To top it off, the convention elevates its cause — the preservation of slavery — to a higher status than the causes for the American Revolution.

There is one thing the Declaration of Secession makes abundantly clear: slavery — the preservation and expansion of — is the prominent reason Mississippi and 10 other states seceded to form the Confederacy.


Reeves could very easily end the practice of recognizing April as Confederate Heritage Month. It’s only made possible through a proclamation of the governor. All he has to do is say “no.” 

But even if Reeves remains stubborn, the legislative branch wields enormous power, too. Mississippi’s state holidays are codified, and lawmakers have the power to divorce Mississippi from a century-old practice of honoring Confederates and their cause. They can pass legislation ending Confederate Memorial Day on the last Monday in April. They can sever Robert E. Lee from the annual celebration of Martin Luther King Jr. on the third Monday of January. And they can let Memorial Day exist on its own as a federal holiday without doubly venerating Jefferson Davis on the same day.

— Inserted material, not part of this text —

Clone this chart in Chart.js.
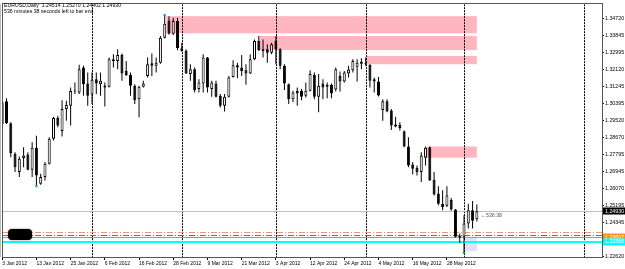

For those keeping score, that’s three Confederate-themed state holidays in Mississippi.

These holidays are rooted in the Jim Crow era. They stand side-by-side with laws and policies meant to deprive Black Mississippians of their economic and civic vitality. Reeves and lawmakers could choose to start down a path of rectification — remedying some of the ills of policies designed to keep certain Mississippians disenfranchised and destitute.

But for now, the holidays — and the reasons for them — remain. Slavery and the subjugation of Black people is the bedrock of Confederate “heritage.”

The origins of Confederate Memorial Day in Mississippi trace back to 1906, a time of Southern Redemption and the reemergence of the Ku Klux Klan.

Ignorance cannot and should no longer be an excuse — certainly not in 2024.